Starting at the first line of the listing below, repeat each line up to and including the one containing "import plotly.graph_objects as go". Leave out pictures.
---
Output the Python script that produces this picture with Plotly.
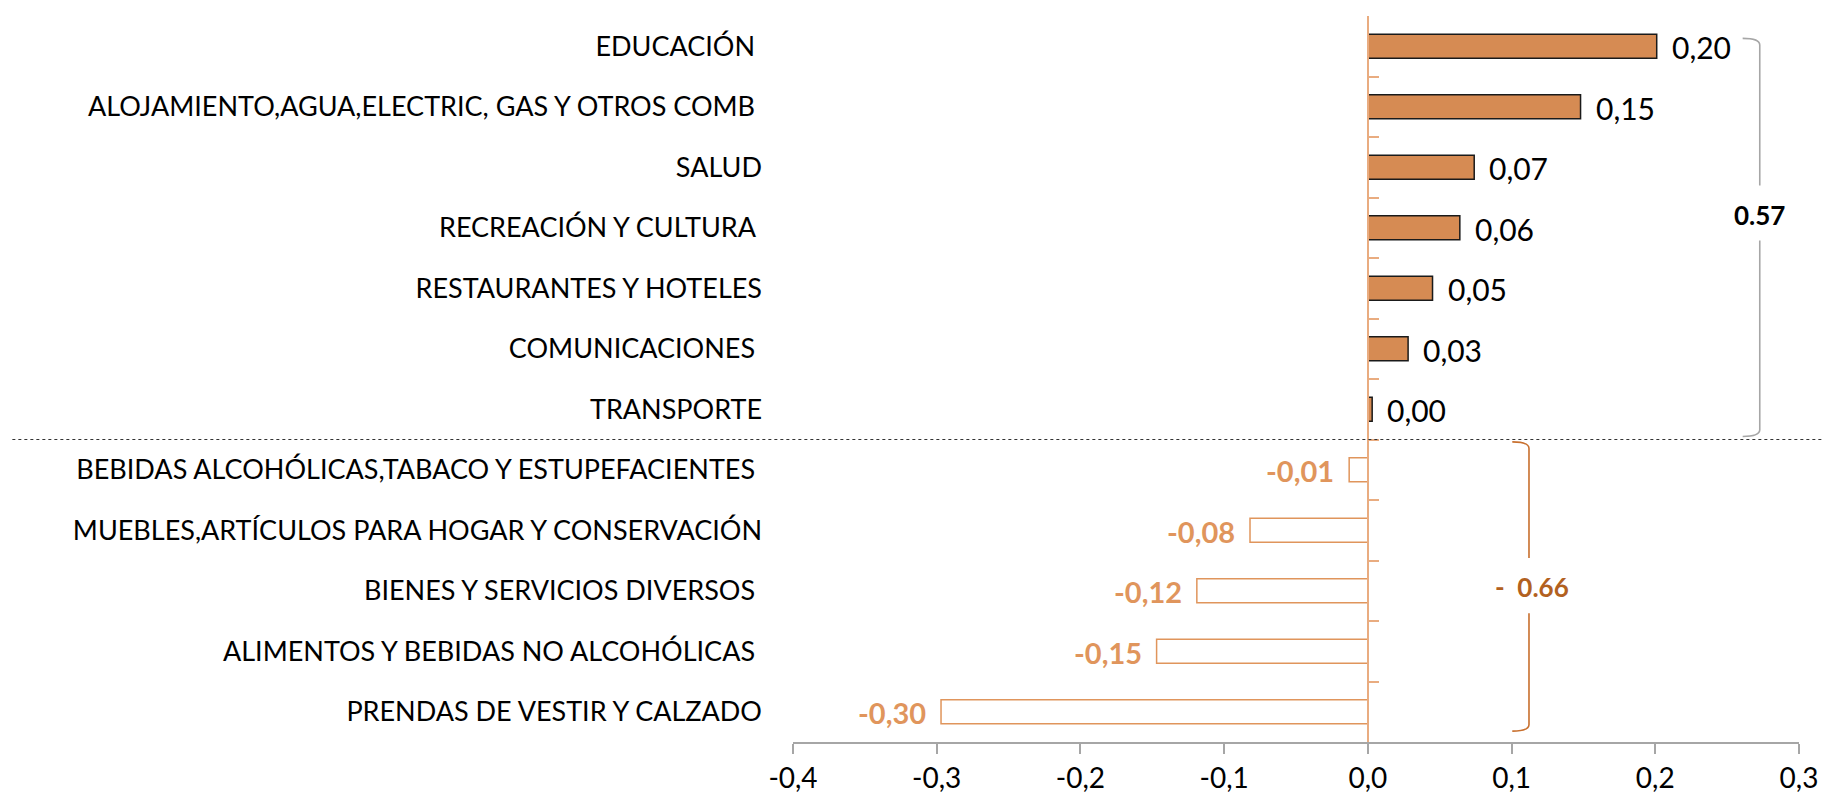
import plotly.graph_objects as go

categories = [
    "EDUCACIÓN\u00a0",
    "ALOJAMIENTO,AGUA,ELECTRIC, GAS Y OTROS COMB\u00a0",
    "SALUD",
    "RECREACIÓN Y CULTURA\u00a0",
    "RESTAURANTES Y HOTELES",
    "COMUNICACIONES\u00a0",
    "TRANSPORTE",
    "BEBIDAS ALCOHÓLICAS,TABACO Y ESTUPEFACIENTES\u00a0",
    "MUEBLES,ARTÍCULOS PARA HOGAR Y CONSERVACIÓN",
    "BIENES Y SERVICIOS DIVERSOS\u00a0",
    "ALIMENTOS Y BEBIDAS NO ALCOHÓLICAS\u00a0",
    "PRENDAS DE VESTIR Y CALZADO",
]
values = [0.201, 0.148, 0.074, 0.064, 0.045, 0.028, 0.003,
          -0.013, -0.082, -0.119, -0.147, -0.297]
value_labels = ["0,20", "0,15", "0,07", "0,06", "0,05", "0,03", "0,00",
                "-0,01", "-0,08", "-0,12", "-0,15", "-0,30"]
x_tickvals = [-0.4, -0.3, -0.2, -0.1, 0.0, 0.1, 0.2, 0.3]
x_ticktext = ["-0,4", "-0,3", "-0,2", "-0,1", "0,0", "0,1", "0,2", "0,3"]
total_pos_label = "0.57"
total_neg_label = "-  0.66"

FONT = "Lato"
POS_FILL = "#D68B53"
NEG_LINE = "#E0955C"
AXIS_ORANGE = "#E9AC80"
NEG_BRACKET = "#C8702E"
NEG_TOTAL = "#B2611F"

idx = list(range(len(categories)))
pos_idx = [i for i in idx if values[i] >= 0]
neg_idx = [i for i in idx if values[i] < 0]

fig = go.Figure()
fig.add_trace(go.Bar(
    y=pos_idx, x=[values[i] for i in pos_idx], orientation="h", width=0.4,
    marker=dict(color=POS_FILL, line=dict(color="#1a1a1a", width=1.5)),
    showlegend=False, hoverinfo="skip"))
fig.add_trace(go.Bar(
    y=neg_idx, x=[values[i] for i in neg_idx], orientation="h", width=0.4,
    marker=dict(color="white", line=dict(color=NEG_LINE, width=1.5)),
    showlegend=False, hoverinfo="skip"))
# invisible trace to carry the secondary (zero-positioned) y axis
fig.add_trace(go.Scatter(x=[0], y=[0], yaxis="y2", mode="markers",
                         marker=dict(opacity=0), showlegend=False, hoverinfo="skip"))

annotations = []
for i in idx:
    v = values[i]
    if v >= 0:
        annotations.append(dict(x=v, y=i, xref="x", yref="y", text=value_labels[i],
                                showarrow=False, xanchor="left", yanchor="middle",
                                xshift=13, yshift=-1,
                                font=dict(family=FONT, size=30, color="black")))
    else:
        annotations.append(dict(x=v, y=i, xref="x", yref="y", text="<b>%s</b>" % value_labels[i],
                                showarrow=False, xanchor="right", yanchor="middle",
                                xshift=-13, yshift=-1,
                                font=dict(family=FONT, size=29, color=NEG_LINE)))

# group totals
p_top, p_bot = pos_idx[0] - 0.13, pos_idx[-1] + 0.45
n_top, n_bot = neg_idx[0] - 0.46, neg_idx[-1] + 0.32
annotations.append(dict(x=0.961, y=2.79, xref="paper", yref="y",
                        text="<b>%s</b>" % total_pos_label, showarrow=False,
                        xanchor="center", yanchor="middle",
                        font=dict(family=FONT, size=26, color="black")))
annotations.append(dict(x=0.735, y=8.94, xref="paper", yref="y",
                        text="<b>%s</b>" % total_neg_label, showarrow=False,
                        xanchor="center", yanchor="middle",
                        font=dict(family=FONT, size=26, color=NEG_TOTAL)))


def bracket(x_in, x_out, top, bot, gap_top, gap_bot, color):
    c = 0.11
    path = (f"M {x_in},{top} Q {x_out},{top} {x_out},{top + c} L {x_out},{gap_top} "
            f"M {x_out},{gap_bot} L {x_out},{bot - c} Q {x_out},{bot} {x_in},{bot}")
    return dict(type="path", xref="paper", yref="y", path=path,
                line=dict(color=color, width=1.6))


shapes = [
    bracket(0.944, 0.961, p_top, p_bot, 2.30, 3.21, "#A6A6A6"),
    bracket(0.715, 0.7316, n_top, n_bot, 8.46, 9.37, NEG_BRACKET),
    dict(type="line", xref="paper", yref="y", x0=-0.776, x1=1.03,
         y0=(pos_idx[-1] + neg_idx[0]) / 2, y1=(pos_idx[-1] + neg_idx[0]) / 2,
         line=dict(color="#333333", width=1.2, dash="dot")),
]

n = len(categories)
fig.update_layout(
    width=1823, height=797,
    margin=dict(l=793, r=24, t=16, b=55, autoexpand=False),
    paper_bgcolor="white", plot_bgcolor="white",
    barmode="overlay",
    font=dict(family=FONT, color="black"),
    xaxis=dict(range=[-0.4, 0.3], tickvals=x_tickvals, ticktext=x_ticktext,
               automargin=False,
               showgrid=False, zeroline=False, showline=True, linecolor="#A6A6A6",
               linewidth=2, ticks="outside", ticklen=10, tickwidth=1.5, tickcolor="#A6A6A6",
               tickfont=dict(family=FONT, size=28, color="black")),
    yaxis=dict(range=[n - 0.5, -0.5], tickvals=idx, ticktext=categories,
               automargin=False,
               showgrid=False, zeroline=False, showline=False, ticks="",
               ticklabelstandoff=30,
               tickfont=dict(family=FONT, size=27, color="black")),
    yaxis2=dict(range=[n - 0.5, -0.5], overlaying="y", anchor="free", side="left",
                position=(0 - (-0.4)) / 0.7, automargin=False,
                tickvals=[i - 0.5 for i in range(n + 1)], ticktext=[""] * (n + 1),
                showgrid=False, zeroline=False, showline=True, linecolor=AXIS_ORANGE,
                linewidth=2, ticks="inside", ticklen=10, tickwidth=1.5, tickcolor=AXIS_ORANGE),
    annotations=annotations,
    shapes=shapes,
)

fig.write_html("out.html", config={"displayModeBar": False},
               post_script="document.body.style.margin='0px';document.body.style.overflow='hidden';")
---
§ Answer to the problem:
Output the Python script that produces this picture with Plotly.
import plotly.graph_objects as go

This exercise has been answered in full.